Questi fattori hanno contribuito al forte crollo dei prezzi di acquisto e, di conseguenza, al calo vigoroso dei prezzi alla vendita. Poi sono intervenuti altri elementi: la forte competizione di mercato, la domanda debole e la volontà di trasferire la riduzione dei costi ai clienti. Sia le vendite nazionali che quelle estere sono rimaste in calo, con quest’ultime che, ancora una volta, hanno avuto un taglio drastico. Pare che tutto lo scenario sia dipinto su una sensazione d’incertezza.
Gli antropologi economici evocherebbero l’«effetto-domino». Ora, qui parliamo di dati econometrici e di indici di previsione secondo i quali – se continuiamo così - potrebbe prospettarsi anche per l’Italia un pericoloso appannamento del Tfp. Ossia del cosiddetto indice di produttività totale dei fattori: ossia di quel parametro che fotografa i rapporti tra uno Stato e la sua industria, e misura il grado di efficienza complessivo di un’economia. Certo, finora la nostra, di economia, ha retto producendosi in performance lussureggianti. E, a tutt’oggi, si registrano trend più che positivi per quel che riguarda l’inflazione, che ritorna ai livelli di aprile 2022.

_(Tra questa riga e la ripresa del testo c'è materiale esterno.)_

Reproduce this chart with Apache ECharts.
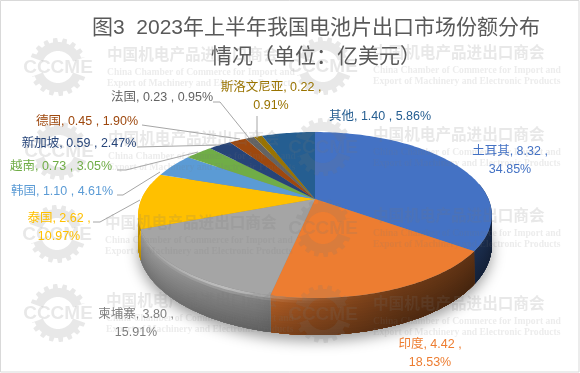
<!DOCTYPE html>
<html>
<head>
<meta charset="utf-8">
<style>
  html, body { margin: 0; padding: 0; background: #fff; }
  #main { width: 580px; height: 373px; }
</style>
<script src="https://cdn.jsdelivr.net/npm/echarts@6/dist/echarts.min.js"></script>
</head>
<body>
<div id="main"></div>
<script>
// 数据
var categories = ['土耳其', '印度', '柬埔寨', '泰国', '韩国', '越南', '新加坡', '德国', '法国', '斯洛文尼亚', '其他'];
var amounts = [8.32, 4.42, 3.80, 2.62, 1.10, 0.73, 0.59, 0.45, 0.23, 0.22, 1.40];
var shares = [34.85, 18.53, 15.91, 10.97, 4.61, 3.05, 2.47, 1.90, 0.95, 0.91, 5.86];
var colors = ['#4472C4', '#ED7D31', '#A5A5A5', '#FFC000', '#5B9BD5', '#70AD47', '#264478', '#9E480E', '#636363', '#997300', '#255E91'];
var labelColors = ['#4472C4', '#ED7D31', '#7F7F7F', '#FFC000', '#5B9BD5', '#70AD47', '#264478', '#9E480E', '#636363', '#997300', '#255E91'];

var titleText = '图3  2023年上半年我国电池片出口市场份额分布\n情况（单位：亿美元）';

// 版面：饼的透视参数
var apexX = 315, apexY = 199, radX = 173.5, radY = 79.9, persp = 0.193, depth = 37;
var fontName = '"Liberation Sans", "Noto Sans CJK SC", sans-serif';

// 标签位置 [中心x, 中心y, 是否两行]
var labelLayout = [
  [510, 161, true], [430, 354, true], [136, 324, true], [59, 228, true],
  [62, 192, false], [61, 167, false], [79, 144, false], [87, 122, false],
  [162, 98, false], [271, 97, true], [380, 117, false]
];
// 引导线
var leaderLines = [
  null, null, null,
  [[93, 222], [100, 222], [140, 200]],
  [[117, 195], [123, 195], [160, 172]],
  [[117, 170], [126, 170], [198, 152]],
  [[137, 147], [220, 145]],
  [[142, 125], [240, 139]],
  [[213, 102], [220, 102], [249, 138]],
  [[257, 116], [257, 138]],
  null
];
// 水印位置 [logo中心x, logo中心y, 文字x, 中文y]
var marks = [
  [58, 67, 107, 54], [323, 66, 373, 52],
  [59, 151, 108, 138], [323, 147, 373, 134],
  [57, 234, 105, 222], [323, 228, 373, 215],
  [58, 313, 106, 300], [323, 314, 373, 303]
];

var total = amounts.reduce(function (a, b) { return a + b; }, 0);
var cum = [0];
amounts.forEach(function (v, i) { cum.push(cum[i] + v); });

function project(theta, t) {
  var u = Math.sin(theta), v = -Math.cos(theta);
  var d = 1 - persp * v;
  // 侧面向下的深度随前后略有收缩
  var dy = (t || 0) * (0.75 + 0.25 * v);
  return [apexX + radX * u / d, apexY + radY * v / d + dy];
}

function sliceAngles(i) {
  return [cum[i] / total * Math.PI * 2, cum[i + 1] / total * Math.PI * 2];
}

function rgb(hex) {
  return [parseInt(hex.substr(1, 2), 16), parseInt(hex.substr(3, 2), 16), parseInt(hex.substr(5, 2), 16)];
}

function lerpTable(x, table) {
  if (x <= table[0][0]) return table[0][1];
  for (var i = 1; i < table.length; i++) {
    if (x <= table[i][0]) {
      var a = table[i - 1], b = table[i];
      return a[1] + (b[1] - a[1]) * (x - a[0]) / (b[0] - a[0]);
    }
  }
  return table[table.length - 1][1];
}

var sideLight = [[137, 0.95], [260, 0.80], [300, 0.66], [400, 0.46], [470, 0.40], [492, 0.38]];

// 侧面的明暗
function sideColor(hex, x, t) {
  var c = rgb(hex);
  var f = lerpTable(x, sideLight) * (1 - 0.28 * t / depth);
  var glow = t < 4 ? 0.42 * (1 - t / 4) * Math.exp(-Math.pow((x - 225) / 65, 2)) : 0;
  return 'rgb(' + c.map(function (n) {
    var s = n * f;
    return Math.round(s + (255 - s) * glow);
  }).join(',') + ')';
}

function sidePoints(a, b, t0) {
  var pts = [], back = [], n = Math.max(2, Math.ceil((b - a) / 0.02));
  for (var k = 0; k <= n; k++) {
    var th = a + (b - a) * k / n;
    if (-Math.cos(th) < -0.2) continue;
    pts.push(project(th, t0));
    back.unshift(project(th, depth));
  }
  return pts.concat(back);
}

function renderSide(params, api) {
  var i = params.dataIndex;
  var ang = sliceAngles(i);
  var children = [];
  if (i === 0) {
    var ring = [];
    for (var k = 0; k < 180; k++) ring.push(project(k / 180 * Math.PI * 2, depth));
    children.push({
      type: 'polygon',
      shape: { points: ring },
      style: { fill: '#888', shadowBlur: 14, shadowOffsetY: 6, shadowColor: 'rgba(0,0,0,0.38)' }
    });
  }
  var bands = 14;
  for (var b = 0; b < bands; b++) {
    var t = depth * b / bands;
    var pts = sidePoints(ang[0], ang[1], t);
    if (pts.length < 3) continue;
    var stops = [];
    for (var s = 0; s <= 12; s++) {
      stops.push({ offset: s / 12, color: sideColor(colors[i], 137 + 355 * s / 12, t) });
    }
    children.push({
      type: 'polygon',
      shape: { points: pts },
      style: { fill: new echarts.graphic.LinearGradient(137, 0, 492, 0, stops, true) }
    });
  }
  return { type: 'group', children: children };
}

function renderTop(params, api) {
  var i = params.dataIndex;
  var ang = sliceAngles(i);
  var pts = [[apexX, apexY]];
  var n = Math.max(2, Math.ceil((ang[1] - ang[0]) / 0.02));
  for (var k = 0; k <= n; k++) pts.push(project(ang[0] + (ang[1] - ang[0]) * k / n, 0));
  return { type: 'polygon', shape: { points: pts }, style: { fill: colors[i] } };
}

function renderLabel(params, api) {
  var i = params.dataIndex;
  var pos = labelLayout[i];
  var head = categories[i] + ', ' + api.value(0).toFixed(2) + ' ,';
  var tail = shares[i].toFixed(2) + '%';
  var children = [];
  if (leaderLines[i]) {
    children.push({
      type: 'polyline',
      shape: { points: leaderLines[i] },
      style: { fill: 'none', stroke: '#A6A6A6', lineWidth: 1 }
    });
  }
  children.push({
    type: 'text',
    style: {
      text: pos[2] ? head + '\n' + tail : head + ' ' + tail,
      x: pos[0], y: pos[1],
      align: 'center', verticalAlign: 'middle',
      fontSize: 12.5, lineHeight: 18, fontFamily: fontName,
      fill: labelColors[i]
    }
  });
  return { type: 'group', children: children };
}

// 水印齿轮
var markFill = 'rgba(120,120,120,0.17)';
function gearArc(cx, cy, from, to) {
  var pts = [], steps = 84;
  for (var k = 0; k <= steps; k++) {
    var a = (from + (to - from) * k / steps) * Math.PI / 180;
    var tooth = Math.floor(k / 6) % 2 === 0 ? 29 : 25;
    pts.push([cx + tooth * Math.cos(a), cy + tooth * Math.sin(a)]);
  }
  for (var m = steps; m >= 0; m--) {
    var b = (from + (to - from) * m / steps) * Math.PI / 180;
    pts.push([cx + 16 * Math.cos(b), cy + 16 * Math.sin(b)]);
  }
  return pts;
}

var graphicItems = [{
  type: 'rect', z: 0, silent: true,
  shape: { x: 0.5, y: 0.5, width: 578.5, height: 371.5 },
  style: { fill: 'none', stroke: '#D9D9D9', lineWidth: 1 }
}];
marks.forEach(function (m) {
  [[200, 340], [20, 160]].forEach(function (r) {
    graphicItems.push({
      type: 'polygon', z: 10, silent: true,
      shape: { points: gearArc(m[0], m[1], r[0], r[1]) },
      style: { fill: markFill }
    });
  });
  graphicItems.push({
    type: 'text', z: 10, silent: true,
    style: {
      text: 'CCCME', x: m[0], y: m[1] + 1, align: 'center', verticalAlign: 'middle',
      font: 'bold 19px "Liberation Sans", sans-serif', fill: markFill
    }
  });
  graphicItems.push({
    type: 'text', z: 10, silent: true,
    style: {
      text: '中国机电产品进出口商会', x: m[2], y: m[3], align: 'left', verticalAlign: 'middle',
      font: 'bold 15.6px "Noto Sans CJK SC", sans-serif', fill: markFill
    }
  });
  graphicItems.push({
    type: 'text', z: 10, silent: true,
    style: {
      text: 'China Chamber of Commerce for Import and', x: m[2], y: m[3] + 19, align: 'left', verticalAlign: 'middle',
      font: 'bold 9.6px "Liberation Serif", serif', fill: 'rgba(120,120,120,0.14)'
    }
  });
  graphicItems.push({
    type: 'text', z: 10, silent: true,
    style: {
      text: 'Export of Machinery and Electronic Products', x: m[2], y: m[3] + 30, align: 'left', verticalAlign: 'middle',
      font: 'bold 9.6px "Liberation Serif", serif', fill: 'rgba(120,120,120,0.14)'
    }
  });
});

var myChart = echarts.init(document.getElementById('main'));
myChart.setOption({
  animation: false,
  backgroundColor: '#fff',
  title: {
    text: titleText,
    left: 311,
    top: 9,
    textAlign: 'center',
    textStyle: {
      color: '#595959',
      fontSize: 21,
      fontWeight: 'normal',
      lineHeight: 29,
      fontFamily: fontName
    }
  },
  graphic: { elements: graphicItems },
  series: [
    { type: 'custom', coordinateSystem: 'none', silent: true, z: 2, renderItem: renderSide, data: amounts },
    { type: 'custom', coordinateSystem: 'none', silent: true, z: 3, renderItem: renderTop, data: amounts },
    { type: 'custom', coordinateSystem: 'none', silent: true, z: 20, renderItem: renderLabel, data: amounts }
  ]
});
</script>
</body>
</html>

E, inoltre, a luglio l’indice nazionale dei prezzi al consumo ha registrato un incremento dello 0,1% su base mensile e del 6% annuo, in calo dal 6,4% di giugno. E, a detta di Via Nazionale, la gelata sulle prospettive dell’economia italiana non metterà a repentaglio le cifre di deficit e debito incardinate nel Def, il documento di economia e finanza che traccia un quadro molto meno fosco di quanto possa apparire, dato che stima il Pil in aumento dell’1% per il 2023. «Questo obiettivo di crescita è ancora pienamente alla portata e si continuerà a perseguirlo con le politiche economiche di responsabilità prudente apprezzate e riconosciute come valide in ambito internazionale» fa sapere il ministro Giorgetti. E ci sta.

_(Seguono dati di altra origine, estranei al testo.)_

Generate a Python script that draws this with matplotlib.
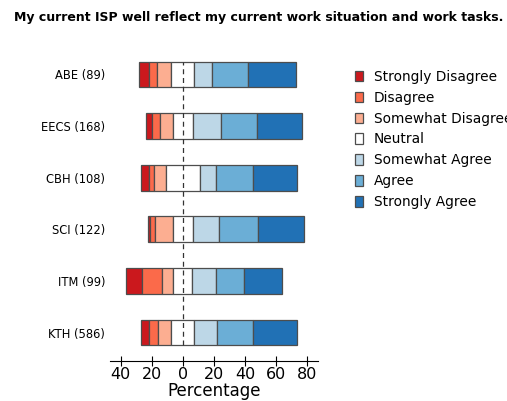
import matplotlib.pyplot as plt
import numpy as np

schools = ['ABE (89)', 'EECS (168)', 'CBH (108)', 'SCI (122)', 'ITM (99)', 'KTH (586)']
levels = ['Strongly Disagree', 'Disagree', 'Somewhat Disagree', 'Neutral',
          'Somewhat Agree', 'Agree', 'Strongly Agree']
colors = ['#cb181d', '#fb6a4a', '#fcae91', '#ffffff', '#bdd7e7', '#6baed6', '#2171b5']

# percentages per answer, one list per school
strongly_disagree = [6.1, 4.3, 4.9, 1.3, 10.3, 5.3]
disagree = [5.5, 4.7, 3.6, 3.4, 13.3, 5.6]
somewhat_disagree = [9.0, 8.5, 7.6, 11.4, 7.1, 8.8]
neutral = [14.6, 12.9, 21.6, 12.8, 12.2, 14.8]
somewhat_agree = [11.4, 17.8, 10.7, 17.1, 15.0, 14.8]
agree = [23.5, 23.3, 23.4, 24.7, 18.2, 22.7]
strongly_agree = [30.7, 28.8, 28.5, 29.8, 24.5, 28.7]

xticks = [-40, -20, 0, 20, 40, 60, 80]

data = np.array([strongly_disagree, disagree, somewhat_disagree, neutral,
                 somewhat_agree, agree, strongly_agree])

fig = plt.figure(figsize=(5.07, 4.01), dpi=100)
ax = fig.add_axes([0.217, 0.1, 0.41, 0.785])

bar_h = 0.5
ypos = np.arange(len(schools))[::-1]
left = -(data[0] + data[1] + data[2] + data[3] / 2)
for i, lev in enumerate(levels):
    ax.barh(ypos, data[i], left=left, height=bar_h, color=colors[i],
            edgecolor='#4d4d4d', linewidth=0.9, label=lev)
    left = left + data[i]

# dashed zero line, from top of first bar to bottom of last bar
ax.vlines(0, ypos.min() - bar_h / 2, ypos.max() + bar_h / 2, color='#333333',
          linestyle=(0, (4, 3)), linewidth=0.9, zorder=3)

ax.set_xlim(-46.8, 86.8)
ax.set_ylim(-0.55, 5.55)
ax.set_yticks(ypos)
ax.set_yticklabels(schools, fontsize=8.3)
ax.set_xticks(xticks)
ax.set_xticklabels([str(abs(t)) for t in xticks], fontsize=11.5)
ax.tick_params(axis='y', length=0)
ax.tick_params(axis='x', direction='inout', length=7, pad=1)
ax.set_xlabel('Percentage', fontsize=12, labelpad=0)
for s in ['top', 'left', 'right']:
    ax.spines[s].set_visible(False)

ax.legend(loc='upper left', bbox_to_anchor=(1.117, 0.964), frameon=False,
          fontsize=9.9, handlelength=0.6, handleheight=0.8, handletextpad=0.8,
          labelspacing=0.5)

fig.text(0.51, 0.957, 'My current ISP well reflect my current work situation and work tasks.',
         ha='center', va='center', fontsize=9, fontweight='bold')

fig.savefig('out.png', dpi=100)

LE ANALISI - Ma il problema, ora, è davvero la Bce. Da molte parti - politica, economia, mondo accademico si levano gli appelli allo stop del rialzo dei tassi. La Lagarde, però, non si è fermata. Presa dalla fretta, la banchiera centrale ha scambiato l’inflazione americana con quella italiana, forzando sui tassi come unico strumento per abbassare l’inflazione al 2%. Ora bisogna frenare prima che crolli tutto in zona euro. Lo dicono non solo i ministri Urso e Giorgetti, ma pure Fabio Panetta governatore di Bankitalia dal novembre prossimo. Lo ribadisce anche Lucrezia Reichlin dalla London Business School, che suggerisce: «La Bce a settembre deve fermarsi. Lo dicono le analisi dei dati, la situazione dell’eurozona è molto diversa dagli Stati Uniti. La disoccupazione è bassa, ma le ore lavorate sono ancora al di sotto dei livelli pre-pandemia e con settori ancora in difficoltà». Mo’ basta.